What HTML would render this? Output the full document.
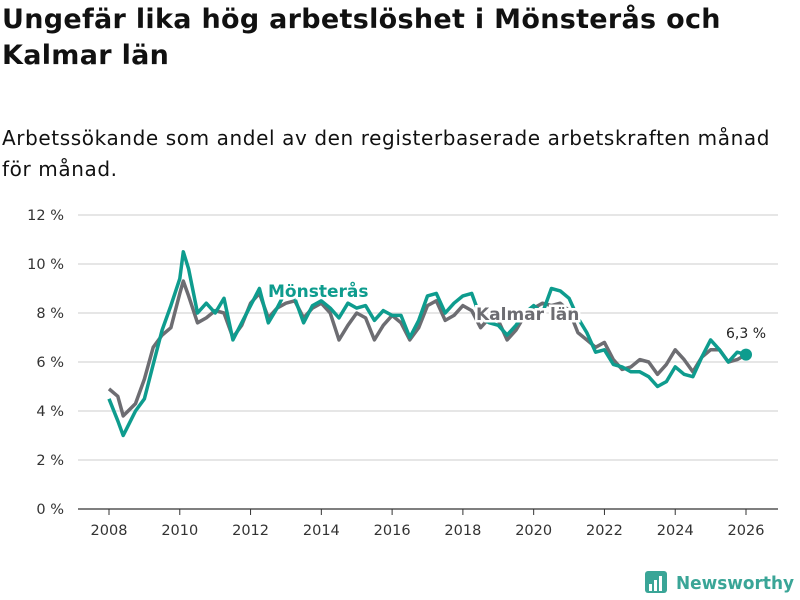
<!DOCTYPE html>
<html><head><meta charset="utf-8"><style>
body{margin:0;width:800px;height:600px;background:#fff;font-family:"DejaVu Sans","Liberation Sans",sans-serif;color:#111;overflow:hidden;position:relative}
h1{position:absolute;left:2px;top:2px;margin:0;font-size:27px;line-height:36px;font-weight:bold;width:798px;letter-spacing:0.3px;white-space:nowrap}
.sub{position:absolute;left:2px;top:123px;margin:0;font-size:20px;line-height:31px;width:798px;letter-spacing:0.6px;white-space:nowrap}
svg{position:absolute;left:0;top:0}
</style></head><body>
<h1>Ungefär lika hög arbetslöshet i Mönsterås och<br>Kalmar län</h1>
<p class="sub">Arbetssökande som andel av den registerbaserade arbetskraften månad<br>för månad.</p>
<svg id="chart" width="800" height="600"></svg>
<script>
const years=[2008,2008.25,2008.4,2008.75,2009,2009.25,2009.5,2009.75,2010,2010.1,2010.25,2010.5,2010.75,2011,2011.25,2011.5,2011.75,2012,2012.25,2012.5,2012.75,2013,2013.25,2013.5,2013.75,2014,2014.25,2014.5,2014.75,2015,2015.25,2015.5,2015.75,2016,2016.25,2016.5,2016.75,2017,2017.25,2017.5,2017.75,2018,2018.25,2018.5,2018.75,2019,2019.25,2019.5,2019.75,2020,2020.25,2020.5,2020.75,2021,2021.25,2021.5,2021.75,2022,2022.25,2022.5,2022.75,2023,2023.25,2023.5,2023.75,2024,2024.25,2024.5,2024.75,2025,2025.25,2025.5,2025.75,2026];
const kalmar=[4.9,4.6,3.8,4.3,5.3,6.6,7.1,7.4,8.8,9.3,8.7,7.6,7.8,8.1,8.0,7.0,7.5,8.4,8.8,7.8,8.2,8.4,8.5,7.8,8.2,8.4,8.0,6.9,7.5,8.0,7.8,6.9,7.5,7.9,7.6,6.9,7.4,8.3,8.5,7.7,7.9,8.3,8.1,7.4,7.8,7.7,6.9,7.3,7.9,8.2,8.4,8.3,8.4,8.1,7.2,6.9,6.6,6.8,6.1,5.7,5.8,6.1,6.0,5.5,5.9,6.5,6.1,5.6,6.2,6.5,6.5,6.0,6.1,6.3];
const monsteras=[4.5,3.6,3.0,4.0,4.5,5.9,7.3,8.3,9.4,10.5,9.8,8.0,8.4,8.0,8.6,6.9,7.6,8.3,9.0,7.6,8.2,8.9,8.6,7.6,8.3,8.5,8.2,7.8,8.4,8.2,8.3,7.7,8.1,7.9,7.9,7.0,7.7,8.7,8.8,8.0,8.4,8.7,8.8,7.8,7.6,7.5,7.1,7.5,8.0,8.3,8.0,9.0,8.9,8.6,7.8,7.2,6.4,6.5,5.9,5.8,5.6,5.6,5.4,5.0,5.2,5.8,5.5,5.4,6.2,6.9,6.5,6.0,6.4,6.3];
const yTicks=[0,2,4,6,8,10,12];
const xTicks=[2008,2010,2012,2014,2016,2018,2020,2022,2024,2026];
const NS="http://www.w3.org/2000/svg";
const svg=document.getElementById('chart');
const xS=v=>109+(v-2008)*(746-109)/18;
const yS=v=>509-v*24.5;
function el(t,a,p){const e=document.createElementNS(NS,t);for(const k in a)e.setAttribute(k,a[k]);(p||svg).appendChild(e);return e;}
yTicks.forEach(t=>{
 const l=el('line',{x1:78,x2:778,y1:yS(t),y2:yS(t),stroke:t===0?'#333':'#ddd','stroke-width':t===0?1.2:1.5});
 
 
 const tx=el('text',{x:64,y:yS(t)+5,'text-anchor':'end','font-size':14.5,fill:'#333'});
 tx.textContent=t+' %';
 
 
});
xTicks.forEach(t=>{
 const l=el('line',{x1:xS(t),x2:xS(t),y1:509,y2:515,stroke:'#333'});
 
 
 const tx=el('text',{x:xS(t),y:535,'text-anchor':'middle','font-size':14.5,fill:'#333'});
 tx.textContent=t;
 
 
});
function line(vals,color,name){
 const d=vals.map((v,i)=>(i?'L':'M')+xS(years[i]).toFixed(1)+','+yS(v).toFixed(1)).join('');
 const p=el('path',{d:d,fill:'none',stroke:color,'stroke-width':3.5,'stroke-linejoin':'round'});
 
 
}
line(kalmar,'#6d6d72','line-kalmar-lan');
line(monsteras,'#0e9c8e','line-monsteras');
function label(x,y,txt,color,name){
 const t=el('text',{x:x,y:y,'font-size':17,'font-weight':'bold',fill:color,stroke:'#fff','stroke-width':5,'paint-order':'stroke'});
 t.textContent=txt;
 
 
}
label(268,297,'Mönsterås','#0e9c8e','label-monsteras');
label(476,320,'Kalmar län','#6d6d72','label-kalmar-lan');
const last=monsteras[monsteras.length-1];
const dot=el('circle',{cx:xS(years[years.length-1]),cy:yS(last),r:6,fill:'#0e9c8e'});


const lv=el('text',{x:746,y:338,'text-anchor':'middle','font-size':14,fill:'#222'});
lv.textContent=String(last).replace('.',',')+' %';


const g=el('g',{});


el('rect',{x:645,y:571,width:22,height:22,rx:3,fill:'#3aa597'},g);
[[649,584,3,7],[654,580,3,11],[659,576,3,15]].forEach(r=>el('rect',{x:r[0],y:r[1],width:r[2],height:r[3],fill:'#fff'},g));
const lt=el('text',{x:676,y:589,'font-size':18,'font-weight':'bold',fill:'#3aa597',textLength:118,lengthAdjust:'spacingAndGlyphs'},g);
lt.textContent='Newsworthy';
</script>
</body></html>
**********
Stated problem: Print the complete listing exactly, apart from any pictures.

Response:
What HTML would render this? Output the full document.
<!DOCTYPE html>
<html><head><meta charset="utf-8"><style>
body{margin:0;width:800px;height:600px;background:#fff;font-family:"DejaVu Sans","Liberation Sans",sans-serif;color:#111;overflow:hidden;position:relative}
h1{position:absolute;left:2px;top:2px;margin:0;font-size:27px;line-height:36px;font-weight:bold;width:798px;letter-spacing:0.3px;white-space:nowrap}
.sub{position:absolute;left:2px;top:123px;margin:0;font-size:20px;line-height:31px;width:798px;letter-spacing:0.6px;white-space:nowrap}
svg{position:absolute;left:0;top:0}
</style></head><body>
<h1>Ungefär lika hög arbetslöshet i Mönsterås och<br>Kalmar län</h1>
<p class="sub">Arbetssökande som andel av den registerbaserade arbetskraften månad<br>för månad.</p>
<svg id="chart" width="800" height="600"></svg>
<script>
const years=[2008,2008.25,2008.4,2008.75,2009,2009.25,2009.5,2009.75,2010,2010.1,2010.25,2010.5,2010.75,2011,2011.25,2011.5,2011.75,2012,2012.25,2012.5,2012.75,2013,2013.25,2013.5,2013.75,2014,2014.25,2014.5,2014.75,2015,2015.25,2015.5,2015.75,2016,2016.25,2016.5,2016.75,2017,2017.25,2017.5,2017.75,2018,2018.25,2018.5,2018.75,2019,2019.25,2019.5,2019.75,2020,2020.25,2020.5,2020.75,2021,2021.25,2021.5,2021.75,2022,2022.25,2022.5,2022.75,2023,2023.25,2023.5,2023.75,2024,2024.25,2024.5,2024.75,2025,2025.25,2025.5,2025.75,2026];
const kalmar=[4.9,4.6,3.8,4.3,5.3,6.6,7.1,7.4,8.8,9.3,8.7,7.6,7.8,8.1,8.0,7.0,7.5,8.4,8.8,7.8,8.2,8.4,8.5,7.8,8.2,8.4,8.0,6.9,7.5,8.0,7.8,6.9,7.5,7.9,7.6,6.9,7.4,8.3,8.5,7.7,7.9,8.3,8.1,7.4,7.8,7.7,6.9,7.3,7.9,8.2,8.4,8.3,8.4,8.1,7.2,6.9,6.6,6.8,6.1,5.7,5.8,6.1,6.0,5.5,5.9,6.5,6.1,5.6,6.2,6.5,6.5,6.0,6.1,6.3];
const monsteras=[4.5,3.6,3.0,4.0,4.5,5.9,7.3,8.3,9.4,10.5,9.8,8.0,8.4,8.0,8.6,6.9,7.6,8.3,9.0,7.6,8.2,8.9,8.6,7.6,8.3,8.5,8.2,7.8,8.4,8.2,8.3,7.7,8.1,7.9,7.9,7.0,7.7,8.7,8.8,8.0,8.4,8.7,8.8,7.8,7.6,7.5,7.1,7.5,8.0,8.3,8.0,9.0,8.9,8.6,7.8,7.2,6.4,6.5,5.9,5.8,5.6,5.6,5.4,5.0,5.2,5.8,5.5,5.4,6.2,6.9,6.5,6.0,6.4,6.3];
const yTicks=[0,2,4,6,8,10,12];
const xTicks=[2008,2010,2012,2014,2016,2018,2020,2022,2024,2026];
const NS="http://www.w3.org/2000/svg";
const svg=document.getElementById('chart');
const xS=v=>109+(v-2008)*(746-109)/18;
const yS=v=>509-v*24.5;
function el(t,a,p){const e=document.createElementNS(NS,t);for(const k in a)e.setAttribute(k,a[k]);(p||svg).appendChild(e);return e;}
yTicks.forEach(t=>{
 const l=el('line',{x1:78,x2:778,y1:yS(t),y2:yS(t),stroke:t===0?'#333':'#ddd','stroke-width':t===0?1.2:1.5});
 
 
 const tx=el('text',{x:64,y:yS(t)+5,'text-anchor':'end','font-size':14.5,fill:'#333'});
 tx.textContent=t+' %';
 
 
});
xTicks.forEach(t=>{
 const l=el('line',{x1:xS(t),x2:xS(t),y1:509,y2:515,stroke:'#333'});
 
 
 const tx=el('text',{x:xS(t),y:535,'text-anchor':'middle','font-size':14.5,fill:'#333'});
 tx.textContent=t;
 
 
});
function line(vals,color,name){
 const d=vals.map((v,i)=>(i?'L':'M')+xS(years[i]).toFixed(1)+','+yS(v).toFixed(1)).join('');
 const p=el('path',{d:d,fill:'none',stroke:color,'stroke-width':3.5,'stroke-linejoin':'round'});
 
 
}
line(kalmar,'#6d6d72','line-kalmar-lan');
line(monsteras,'#0e9c8e','line-monsteras');
function label(x,y,txt,color,name){
 const t=el('text',{x:x,y:y,'font-size':17,'font-weight':'bold',fill:color,stroke:'#fff','stroke-width':5,'paint-order':'stroke'});
 t.textContent=txt;
 
 
}
label(268,297,'Mönsterås','#0e9c8e','label-monsteras');
label(476,320,'Kalmar län','#6d6d72','label-kalmar-lan');
const last=monsteras[monsteras.length-1];
const dot=el('circle',{cx:xS(years[years.length-1]),cy:yS(last),r:6,fill:'#0e9c8e'});


const lv=el('text',{x:746,y:338,'text-anchor':'middle','font-size':14,fill:'#222'});
lv.textContent=String(last).replace('.',',')+' %';


const g=el('g',{});


el('rect',{x:645,y:571,width:22,height:22,rx:3,fill:'#3aa597'},g);
[[649,584,3,7],[654,580,3,11],[659,576,3,15]].forEach(r=>el('rect',{x:r[0],y:r[1],width:r[2],height:r[3],fill:'#fff'},g));
const lt=el('text',{x:676,y:589,'font-size':18,'font-weight':'bold',fill:'#3aa597',textLength:118,lengthAdjust:'spacingAndGlyphs'},g);
lt.textContent='Newsworthy';
</script>
</body></html>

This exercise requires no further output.